Quaternary memory based on magnetic skyrmion

Abstract

Magnetic skyrmions are nanoscale spin textures that are highly stable due to their protected topo-logical charge [1-2]. Skyrmions also experience almost no intrinsic pinning, allowing them to be easily manipulated with low current densities. These positive attributes allows the skyrmion to a very attractive candidate for next generation memory devices [2-4]. In this work, we demonsrate by micromagnetic simulations [5] that a skyrmion can be excited to move in a gyrotropic fashion with the application of a spin-polarized current perpendicular to the nanodisk. In a patterned nanodisk (see Fig. 1), the gyrotropic motion can be exploited to create a four-state memory device.

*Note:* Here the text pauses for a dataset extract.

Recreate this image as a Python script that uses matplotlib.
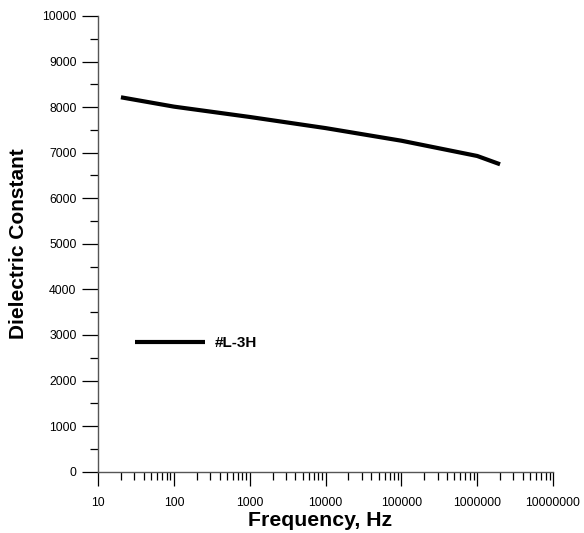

Due to repulsive edge interactions, the skyrmion is forced to reside in one of the 4 quadrants of the device. The four possible positions of the skyrmion represents the four states of our device. To alter the state, a perpendicular current can be applied to drive the skyrmion into either of its neighboring quadrant, depending on the current density and pulse duration. Fig. 2 shows the relative position of the skyrmion against the pulse duration of the applied current density (the material parameters are chosen similar to Ref. 4). Starting from position 0 marked in Fig. 1, we showed that it is possible to move the skyrmion into different quadrants by varying the pulse duration. A marginal increase in applied current density was able to produce a significant decrease in pulse duration required for shifting the device's state. Figure 1(b) shows the trajectory of skyrmion core with current density J = 4E10 A/m2 and pulse duration t = 4.5 ns, which reveal that skyrmion moves away from position 0 and finally relaxes at position 2. Our proposed device has the advantage of having a low threshold current-density for state-switching and very small size (as small as about 50 nm). The solution provided in this work will facilitate the creation of high density skyrmion-based devices.